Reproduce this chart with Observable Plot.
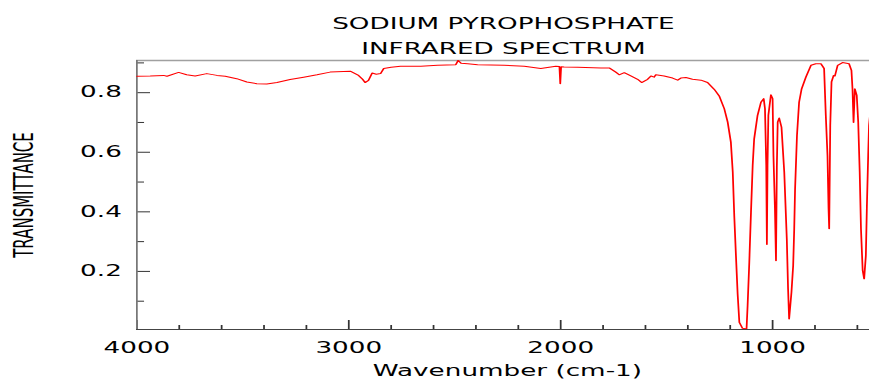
<!DOCTYPE html>
<html><head><meta charset="utf-8">
<script src="https://cdn.jsdelivr.net/npm/d3@7"></script>
<script src="https://cdn.jsdelivr.net/npm/@observablehq/plot@0.6"></script>
<style>body{margin:0;background:#fff;} #chart svg{display:block;}</style>
</head><body><div id="chart"></div>
<script>
const wavenumber = [4000,3937,3874,3858,3803,3765,3725,3670,3622,3583,3529,3481,3434,3387,3339,3277,3213,3150,3088,2993,2954,2935,2923,2907,2890,2870,2850,2835,2800,2756,2660,2581,2495,2484,2470,2439,2392,2267,2172,2094,2023,2006,2002,1998,1984,1920,1810,1771,1740,1724,1700,1669,1637,1618,1590,1574,1559,1551,1512,1472,1448,1433,1409,1378,1338,1307,1275,1252,1228,1212,1197,1188,1181,1173,1165,1157,1142,1123,1118,1110,1102,1094,1087,1071,1055,1042,1036,1030,1027,1024,1020,1008,1000,996,989,984,980,976,969,958,945,933,927,922,911,903,898,894,885,875,863,843,819,796,772,757,749,741,736,733,728,722,712,706,693,670,639,628,623,618,612,603,596,589,583,575,568,560,555,549,545,541];
const transmittance = [0.855,0.856,0.858,0.855,0.868,0.860,0.856,0.864,0.858,0.855,0.847,0.836,0.830,0.829,0.834,0.844,0.852,0.860,0.869,0.872,0.858,0.845,0.834,0.841,0.866,0.862,0.864,0.881,0.885,0.889,0.889,0.892,0.894,0.908,0.899,0.897,0.894,0.892,0.889,0.881,0.889,0.888,0.830,0.887,0.886,0.885,0.883,0.883,0.869,0.860,0.867,0.856,0.845,0.834,0.845,0.856,0.852,0.860,0.856,0.849,0.842,0.849,0.851,0.845,0.842,0.834,0.811,0.789,0.746,0.701,0.634,0.533,0.388,0.253,0.124,0.029,0.009,0.007,0.085,0.231,0.399,0.556,0.645,0.724,0.768,0.780,0.746,0.556,0.290,0.556,0.724,0.793,0.780,0.589,0.410,0.236,0.550,0.701,0.715,0.684,0.533,0.309,0.141,0.040,0.130,0.219,0.343,0.477,0.656,0.768,0.813,0.852,0.892,0.897,0.897,0.881,0.724,0.589,0.410,0.343,0.690,0.836,0.858,0.856,0.892,0.901,0.897,0.875,0.813,0.700,0.813,0.791,0.701,0.533,0.343,0.203,0.175,0.253,0.421,0.589,0.690,0.720];
const yMajorTicks = [0.2, 0.4, 0.6, 0.8];
const yMinorTicks = [0.1, 0.3, 0.5, 0.7, 0.9];
const xMajorTicks = [4000, 3000, 2000, 1000];
const xMinorTicks = [3800,3600,3400,3200,2800,2600,2400,2200,1800,1600,1400,1200,800,600];
const titleLines = ["SODIUM PYROPHOSPHATE", "INFRARED SPECTRUM"];
const xLabel = "Wavenumber (cm-1)";
const yLabel = "TRANSMITTANCE";

const data = wavenumber.map((w, i) => ({w, t: transmittance[i]}));
const W = 869, H = 379, K = 1.75;
const W0 = W / K;
const mL = 136 / K, mT = 60, mB = 50;
const frameW = W0 - mL, frameH = H - mT - mB;

const plot = Plot.plot({
  width: W0, height: H,
  marginLeft: mL, marginRight: 0, marginTop: mT, marginBottom: mB,
  style: {fontFamily: "DejaVu Sans, sans-serif", background: "white", color: "black"},
  x: {domain: [4000, 541]},
  y: {domain: [0.005, 0.908]},
  marks: [
    Plot.axisX(xMajorTicks, {anchor: "bottom", tickSize: 0, tickPadding: 13, fontSize: 15, label: null, tickFormat: d => String(d), fill: "black"}),
    Plot.axisY(yMajorTicks, {anchor: "left", tickSize: 0, tickPadding: 8.6, fontSize: 15, label: null, tickFormat: d3.format(".1f"), fill: "black"}),
    Plot.tickX(xMajorTicks, {x: d => d, insetTop: frameH - 9, stroke: "#333"}),
    Plot.tickX(xMinorTicks, {x: d => d, insetTop: frameH - 4, stroke: "#333"}),
    Plot.tickY(yMajorTicks, {y: d => d, insetRight: frameW - 8, stroke: "#333"}),
    Plot.tickY(yMinorTicks, {y: d => d, insetRight: frameW - 4.6, stroke: "#333"}),
    Plot.ruleY([0.908], {stroke: "#a0a0a0", strokeWidth: 1.5}),
    Plot.ruleY([0.005], {stroke: "#444"}),
    Plot.ruleX([4000], {stroke: "#777"}),
    Plot.line(data, {x: "w", y: "t", stroke: "red", strokeWidth: 1, clip: true}),
    Plot.text([titleLines[0]], {frameAnchor: "top", dy: -36.8, fontSize: 15, lineAnchor: "middle", fill: "black"}),
    Plot.text([titleLines[1]], {frameAnchor: "top", dy: -11.8, fontSize: 15, lineAnchor: "middle", fill: "black"}),
    Plot.text([xLabel], {frameAnchor: "bottom", dy: 35.35, dx: 2.3, fontSize: 15, lineAnchor: "top", fill: "black"}),
    Plot.text([yLabel], {frameAnchor: "left", dx: -63.9, rotate: -90, fontSize: 15, textAnchor: "middle", lineAnchor: "middle", fill: "black"})
  ]
});
plot.setAttribute("width", W);
plot.setAttribute("height", H);
plot.setAttribute("preserveAspectRatio", "none");
plot.style.width = W + "px";
plot.style.height = H + "px";
plot.style.maxWidth = "none";
document.getElementById("chart").appendChild(plot);
</script>
</body></html>
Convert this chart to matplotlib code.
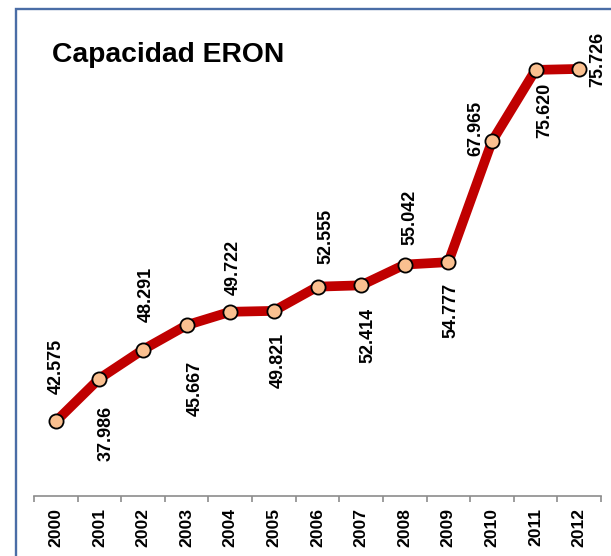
import matplotlib
matplotlib.use("Agg")
import matplotlib.pyplot as plt
from matplotlib.patches import Rectangle

# ---- data ----
years = ["2000", "2001", "2002", "2003", "2004", "2005", "2006",
         "2007", "2008", "2009", "2010", "2011", "2012"]
capacity = [37.986, 42.575, 45.667, 48.291, 49.722, 49.821, 52.414,
            52.555, 54.777, 55.042, 67.965, 75.620, 75.726]
# data-label texts as they appear next to each point in the original
label_texts = ["42.575", "37.986", "48.291", "45.667", "49.722", "49.821",
               "52.555", "52.414", "55.042", "54.777", "67.965", "75.620",
               "75.726"]
title = "Capacidad ERON"

# ---- label placement (pixel offsets from point centre to text centre) ----
label_offsets = [(0.5, 55), (7, -55), (3.3, 55.5), (9, -63.5), (3, 44),
                 (4, -49.5), (8.6, 50.7), (6.7, -50.5), (5, 47.5),
                 (2.3, -48.5), (-16.5, 12.7), (9, -40), (18.4, 9)]

W, H, DPI = 611, 556, 100
plt.rcParams['font.family'] = ['Liberation Sans', 'DejaVu Sans']

fig = plt.figure(figsize=(W / DPI, H / DPI), dpi=DPI)
fig.patch.set_facecolor("white")

# chart-area border (extends beyond right/bottom edge of the crop)
bx0 = 15.5 / W
by1 = 1 - 9 / H
fig.patches.append(Rectangle((bx0, -0.2), 2.0, by1 + 0.2,
                             transform=fig.transFigure, fill=False,
                             edgecolor="#4A6DA6", linewidth=1.7))

ax_left, ax_right, ax_top, ax_bot = 34, 601, 29, 496
ax = fig.add_axes([ax_left / W, 1 - ax_bot / H,
                   (ax_right - ax_left) / W, (ax_bot - ax_top) / H])
ax.set_facecolor("none")

x = list(range(len(years)))
ax.plot(x, capacity, color="#C00000", linewidth=7.0, solid_capstyle="butt",
        solid_joinstyle="round", zorder=2)
ax.plot(x, capacity, linestyle="none", marker="o", markersize=10.2,
        markerfacecolor="#FAC090", markeredgecolor="black",
        markeredgewidth=1.3, zorder=3)

for xi, yi, txt, (dx, dy) in zip(x, capacity, label_texts, label_offsets):
    ax.annotate(txt, (xi, yi), xytext=(dx, dy), textcoords="offset pixels",
                rotation=90, ha="center", va="center", fontsize=13,
                fontweight="bold", color="black", zorder=4)

ax.set_xlim(-0.5, len(years) - 0.5)
ax.set_ylim(30, 80)

for side in ["left", "right", "top"]:
    ax.spines[side].set_visible(False)
ax.spines["bottom"].set_color("#8C8C8C")
ax.spines["bottom"].set_linewidth(1.2)

ax.set_yticks([])
ax.set_xticks(x)
ax.set_xticklabels(years, rotation=90, fontsize=12.6, fontweight="bold")
ax.set_xticks([i - 0.5 for i in range(len(years) + 1)], minor=True)
ax.tick_params(axis="x", which="major", length=0, pad=8.5)
ax.tick_params(axis="x", which="minor", length=4, width=1.2,
               color="#8C8C8C", direction="out")

fig.text(52 / W, 1 - 62 / H, title, fontsize=20.3, fontweight="bold",
         ha="left", va="baseline", color="black")

fig.savefig("out.png", dpi=DPI)
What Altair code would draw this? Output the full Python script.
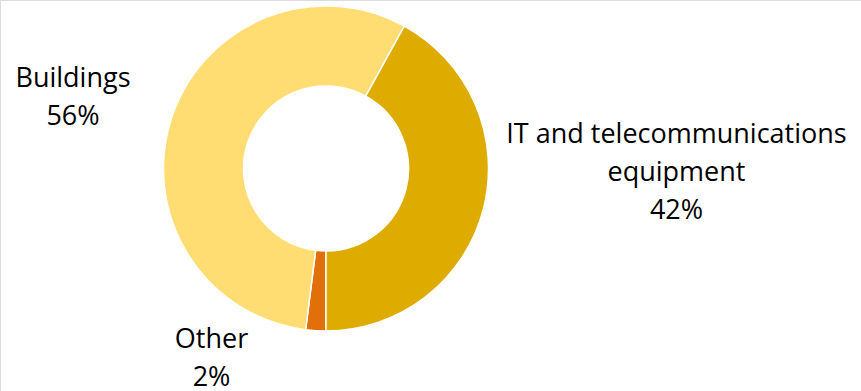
import math
import altair as alt
import pandas as pd

categories = ["Other", "Buildings", "IT and telecommunications\nequipment"]
shares = [2, 56, 42]
colors = ["#E2700A", "#FFDD73", "#DEAB00"]

df = pd.DataFrame({"category": categories, "share": shares, "order": [0, 1, 2]})

CX, CY = 326, 168.5
R_OUT, R_IN = 162.5, 82.5

base = alt.Chart(df)

arcs = base.mark_arc(
    radius=R_OUT, radius2=R_IN, stroke="white", strokeWidth=1.5
).encode(
    theta=alt.Theta("share:Q", stack=True,
                    scale=alt.Scale(range=[math.pi, 3 * math.pi])),
    order=alt.Order("order:Q", sort="ascending"),
    color=alt.Color("category:N", scale=alt.Scale(domain=categories, range=colors),
                    legend=None),
    x=alt.value(CX),
    y=alt.value(CY),
)

label_pos = {
    "Buildings": (73, 87),
    "IT and telecommunications\nequipment": (676.5, 142.5),
    "Other": (211.5, 348),
}

layers = [arcs]
for cat in categories:
    px, py = label_pos[cat]
    t = base.transform_filter(
        alt.datum.category == cat
    ).transform_calculate(
        label="datum.category + '\\n' + datum.share + '%'"
    ).mark_text(
        font="Open Sans", fontSize=27, color="#000000", align="center",
        baseline="alphabetic", lineBreak="\n", lineHeight=38
    ).encode(
        text="label:N", x=alt.value(px), y=alt.value(py)
    )
    layers.append(t)

chart = alt.layer(*layers).properties(
    width=861, height=391, padding=0,
    autosize=alt.AutoSizeParams(type="none"),
).configure_view(stroke=None).configure(background="white")

chart.save("out.html", embed_options={"renderer": "svg", "actions": False})
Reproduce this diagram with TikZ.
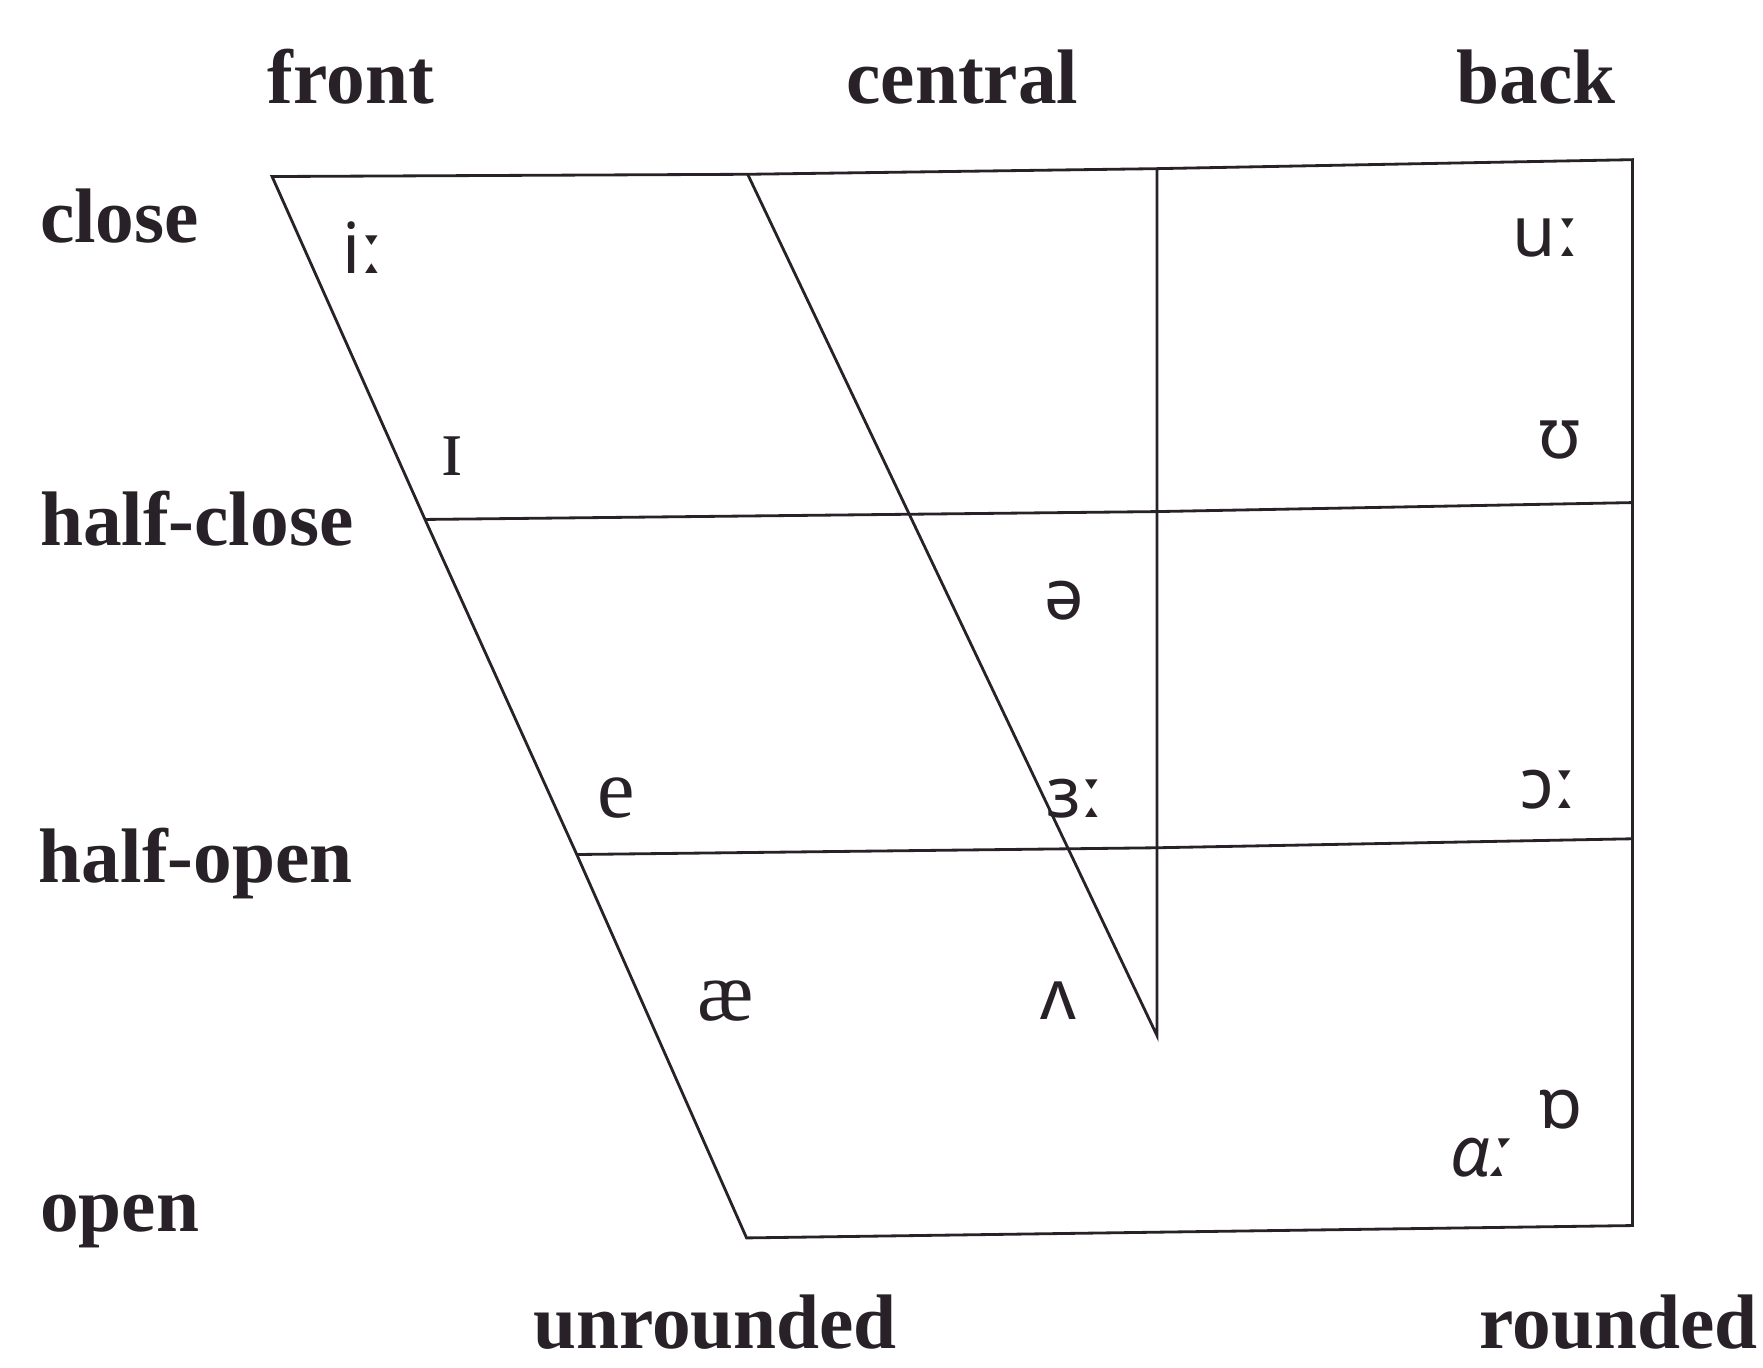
\documentclass[tikz,border=0pt]{standalone}
\usepackage{fontspec}
\setmainfont{Liberation Serif}
\newfontfamily\ipasans{Noto Sans}
\newfontfamily\ipaserif{Liberation Serif}
\definecolor{ink}{RGB}{40,34,40}
\tikzset{
  lbl/.style={font=\bfseries\fontsize{22}{24}\selectfont,text=ink,inner sep=0pt},
  vow/.style={font=\ipasans\fontsize{20}{22}\selectfont,text=ink,inner sep=0pt},
  vowser/.style={font=\ipaserif\fontsize{24}{26}\selectfont,text=ink,inner sep=0pt},
  chart/.style={draw=ink,line width=0.8pt},
}

\begin{document}
\begin{tikzpicture}[x=0.011244cm,y=-0.011244cm]
  \useasboundingbox (0,0) rectangle (1568,1216);
  % corners of the chart
  \coordinate (tl) at (242,157);
  \coordinate (tc) at (665,155);
  \coordinate (tv) at (1029,150);
  \coordinate (tr) at (1452,142);
  \coordinate (hcl) at (378,462);
  \coordinate (hcv) at (1029,455);
  \coordinate (hcr) at (1452,447);
  \coordinate (hol) at (513,760);
  \coordinate (hov) at (1029,754);
  \coordinate (hor) at (1452,746);
  \coordinate (bl) at (664,1101);
  \coordinate (br) at (1452,1090);
  \coordinate (tip) at (1029,921);

  \draw[chart] (tl) -- (tc) -- (tv) -- (tr) -- (hcr) -- (hor) -- (br) -- (bl)
    -- (hol) -- (hcl) -- cycle;
  \draw[chart] (tc) -- (tip) -- (hov) -- (hcv) -- (tv);
  \draw[chart] (hcl) -- (hcv) -- (hcr);
  \draw[chart] (hol) -- (hov) -- (hor);

  % axis labels
  \node[lbl,anchor=base] (front) at (312,92) {front};
  \node[lbl,anchor=base] (central) at (856,92) {central};
  \node[lbl,anchor=base] (back) at (1366,92) {back};
  \node[lbl,anchor=base west] (close) at (35,216) {close};
  \node[lbl,anchor=base west] (halfclose) at (35,485) {half-close};
  \node[lbl,anchor=base west] (halfopen) at (34,785) {half-open};
  \node[lbl,anchor=base west] (open) at (35,1095) {open};
  \node[lbl,anchor=base] (unrounded) at (636,1199) {unrounded};
  \node[lbl,anchor=base east] (rounded) at (1564,1199) {rounded};

  % vowels
  \node[vow] (iy) at (323,220) {iː};
  \node[vowser] (ih) at (402,406) {ɪ};
  \node[vowser] (eh) at (548,710) {e};
  \node[vowser] (ae) at (645,890) {æ};
  \node[vow] (schwa) at (947,534) {ə};
  \node[vow] (er) at (956,710) {ɜː};
  \node[vow] (ah) at (941,890) {ʌ};
  \node[vow] (uu) at (1375,212) {uː};
  \node[vow] (uh) at (1387,391) {ʊ};
  \node[vow] (aw) at (1377,702) {ɔː};
  \node[vow] (oh) at (1388,987) {ɒ};
  \node[vow,font=\ipasans\itshape\fontsize{20}{22}\selectfont] (aa) at (1317,1030) {ɑː};
\end{tikzpicture}
\end{document}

^^^^^^^^^^^^^^^^

#### Aim of the exercise:
Pick out and copy the lines of the material that include the word "with".

#### Result of this exercise:
Reproduce this chart with Observable Plot.
Reproduce this diagram with TikZ.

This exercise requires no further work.